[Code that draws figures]
* Start *

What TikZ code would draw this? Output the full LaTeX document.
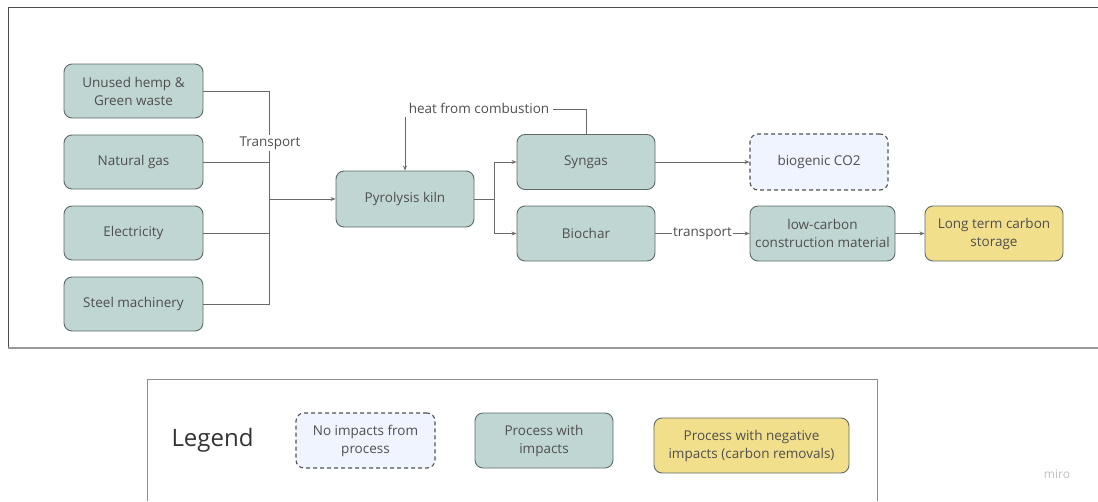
\documentclass[tikz,border=0pt]{standalone}
\usepackage{fontspec}
\setmainfont{Open Sans}
\usetikzlibrary{arrows.meta}
\definecolor{teal}{HTML}{C0D6D3}
\definecolor{yel}{HTML}{F2DF8C}
\definecolor{lav}{HTML}{F0F4FE}
\definecolor{bord}{HTML}{5F6968}
\definecolor{txt}{HTML}{4F4F4F}
\definecolor{ln}{HTML}{6A6A6A}
\tikzset{
  box/.style={draw=bord, line width=0.9pt, rounded corners=8pt, fill=teal, minimum width=138pt, minimum height=55pt, align=center, text=txt, font=\fontsize{13.5}{18}\selectfont, inner sep=2pt},
  ybox/.style={box, fill=yel},
  dbox/.style={box, fill=lav, dashed, dash pattern=on 4pt off 3pt, line width=1.1pt, draw=bord!80!black},
  conn/.style={draw=ln, line width=0.8pt},
  arr/.style={conn, -{Stealth[length=5pt,width=4pt]}},
  lab/.style={fill=white, text=txt, font=\fontsize{13.5}{16}\selectfont, inner sep=1.5pt}
}
\begin{document}
\begin{tikzpicture}[x=1pt,y=-1pt]
\useasboundingbox (0,0) rectangle (1098,501);
% frames
\draw[draw=black!70, line width=1pt] (1098,7) -- (8,7) -- (8,348);
\draw[draw=black!40, line width=1.2pt] (8,348) -- (1098,348);
\draw[draw=black!45, line width=1pt] (147,501) -- (147,379) -- (877,379) -- (877,501);
% left boxes
\node[box, minimum width=139pt, minimum height=54pt] (hemp) at (133.5,91) {Unused hemp \&\\Green waste};
\node[box, minimum width=139pt, minimum height=54pt] (gas) at (133.5,162) {Natural gas};
\node[box, minimum width=139pt, minimum height=54pt] (elec) at (133.5,233) {Electricity};
\node[box, minimum width=139pt, minimum height=54pt] (steel) at (133.5,304) {Steel machinery};
% main chain
\node[box, minimum height=56pt] (kiln) at (405,199) {Pyrolysis kiln};
\node[box] (syngas) at (586,162) {Syngas};
\node[box] (biochar) at (586,233.5) {Biochar};
\node[dbox, minimum height=56pt] (co2) at (819,162) {biogenic CO2};
\node[box, minimum width=145pt, inner sep=1pt] (lowc) at (822.5,233.5) {low-carbon\\construction material};
\node[ybox] (lts) at (994,233.5) {Long term carbon\\storage};
% connectors from inputs
\coordinate (j) at (269,199);
\draw[conn] (hemp.east) -| (j);
\draw[conn] (gas.east) -| (j);
\draw[conn] (elec.east) -| (j);
\draw[conn] (steel.east) -| (j);
\draw[arr] (j) -- (kiln.west);
\node[lab] (tr) at (270,143) {Transport};
% split
\coordinate (s) at (494,199);
\draw[conn] (kiln.east) -- (s);
\draw[arr] (s) |- (syngas.west);
\draw[arr] (s) |- (biochar.west);
% heat
\coordinate (h) at (405,109);
\draw[arr] (syngas.north) |- (h) -- (kiln.north);
\node[lab, inner xsep=3.5pt, minimum height=18pt] (heat) at (479,108) {heat from combustion};
% outputs
\draw[arr] (syngas.east) -- (co2.west);
\draw[arr] (biochar.east) -- node[lab] (tp) {transport} (lowc.west);
\draw[arr] (lowc.east) -- (lts.west);
% legend
\node[text=black!80, font=\fontsize{24}{28}\selectfont, anchor=center] (leg) at (212.5,440) {Legend};
\node[dbox, minimum width=139pt] (l1) at (365.5,440.5) {No impacts from\\process};
\node[box] (l2) at (544,440.5) {Process with\\impacts};
\node[ybox, minimum width=195pt] (l3) at (751.5,445.5) {Process with negative\\impacts (carbon removals)};
\node[text=black!25, font=\fontsize{12}{14}\selectfont] (miro) at (1057,474) {miro};
\end{tikzpicture}
\end{document}
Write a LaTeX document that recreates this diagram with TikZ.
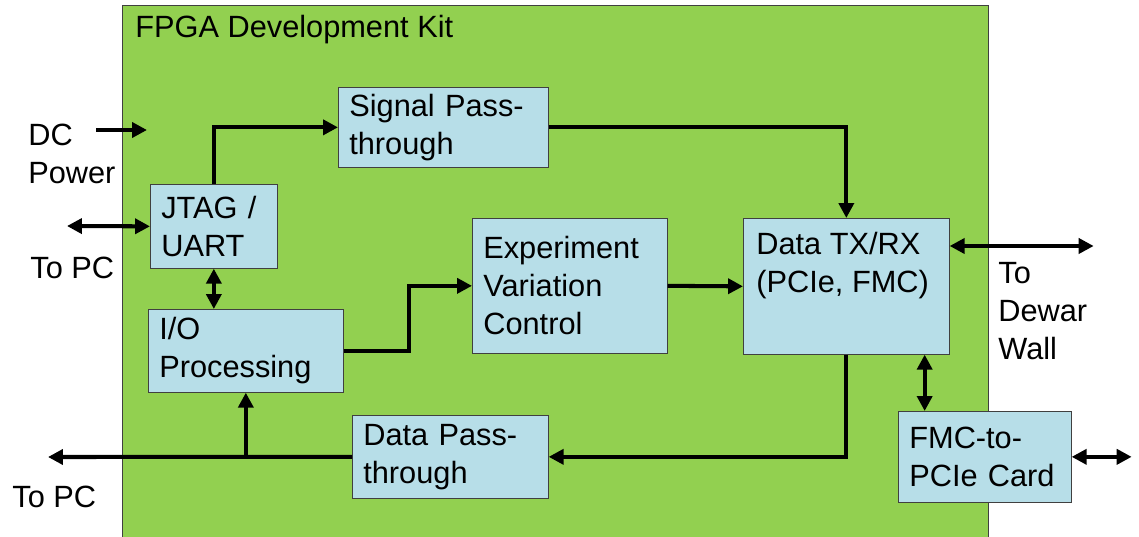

* End *

Exercise brief. Quote the material in full and exactly; do not carry over its pictures.

Output for this exercise.
What TikZ code would draw this? Output the full LaTeX document.
\documentclass[tikz,border=0pt]{standalone}
\usepackage{fontspec}
\setmainfont{Open Sans}
\usetikzlibrary{arrows.meta}
\definecolor{teal}{HTML}{C0D6D3}
\definecolor{yel}{HTML}{F2DF8C}
\definecolor{lav}{HTML}{F0F4FE}
\definecolor{bord}{HTML}{5F6968}
\definecolor{txt}{HTML}{4F4F4F}
\definecolor{ln}{HTML}{6A6A6A}
\tikzset{
  box/.style={draw=bord, line width=0.9pt, rounded corners=8pt, fill=teal, minimum width=138pt, minimum height=55pt, align=center, text=txt, font=\fontsize{13.5}{18}\selectfont, inner sep=2pt},
  ybox/.style={box, fill=yel},
  dbox/.style={box, fill=lav, dashed, dash pattern=on 4pt off 3pt, line width=1.1pt, draw=bord!80!black},
  conn/.style={draw=ln, line width=0.8pt},
  arr/.style={conn, -{Stealth[length=5pt,width=4pt]}},
  lab/.style={fill=white, text=txt, font=\fontsize{13.5}{16}\selectfont, inner sep=1.5pt}
}
\begin{document}
\begin{tikzpicture}[x=1pt,y=-1pt]
\useasboundingbox (0,0) rectangle (1098,501);
% frames
\draw[draw=black!70, line width=1pt] (1098,7) -- (8,7) -- (8,348);
\draw[draw=black!40, line width=1.2pt] (8,348) -- (1098,348);
\draw[draw=black!45, line width=1pt] (147,501) -- (147,379) -- (877,379) -- (877,501);
% left boxes
\node[box, minimum width=139pt, minimum height=54pt] (hemp) at (133.5,91) {Unused hemp \&\\Green waste};
\node[box, minimum width=139pt, minimum height=54pt] (gas) at (133.5,162) {Natural gas};
\node[box, minimum width=139pt, minimum height=54pt] (elec) at (133.5,233) {Electricity};
\node[box, minimum width=139pt, minimum height=54pt] (steel) at (133.5,304) {Steel machinery};
% main chain
\node[box, minimum height=56pt] (kiln) at (405,199) {Pyrolysis kiln};
\node[box] (syngas) at (586,162) {Syngas};
\node[box] (biochar) at (586,233.5) {Biochar};
\node[dbox, minimum height=56pt] (co2) at (819,162) {biogenic CO2};
\node[box, minimum width=145pt, inner sep=1pt] (lowc) at (822.5,233.5) {low-carbon\\construction material};
\node[ybox] (lts) at (994,233.5) {Long term carbon\\storage};
% connectors from inputs
\coordinate (j) at (269,199);
\draw[conn] (hemp.east) -| (j);
\draw[conn] (gas.east) -| (j);
\draw[conn] (elec.east) -| (j);
\draw[conn] (steel.east) -| (j);
\draw[arr] (j) -- (kiln.west);
\node[lab] (tr) at (270,143) {Transport};
% split
\coordinate (s) at (494,199);
\draw[conn] (kiln.east) -- (s);
\draw[arr] (s) |- (syngas.west);
\draw[arr] (s) |- (biochar.west);
% heat
\coordinate (h) at (405,109);
\draw[arr] (syngas.north) |- (h) -- (kiln.north);
\node[lab, inner xsep=3.5pt, minimum height=18pt] (heat) at (479,108) {heat from combustion};
% outputs
\draw[arr] (syngas.east) -- (co2.west);
\draw[arr] (biochar.east) -- node[lab] (tp) {transport} (lowc.west);
\draw[arr] (lowc.east) -- (lts.west);
% legend
\node[text=black!80, font=\fontsize{24}{28}\selectfont, anchor=center] (leg) at (212.5,440) {Legend};
\node[dbox, minimum width=139pt] (l1) at (365.5,440.5) {No impacts from\\process};
\node[box] (l2) at (544,440.5) {Process with\\impacts};
\node[ybox, minimum width=195pt] (l3) at (751.5,445.5) {Process with negative\\impacts (carbon removals)};
\node[text=black!25, font=\fontsize{12}{14}\selectfont] (miro) at (1057,474) {miro};
\end{tikzpicture}
\end{document}
Write a LaTeX document that recreates this diagram with TikZ.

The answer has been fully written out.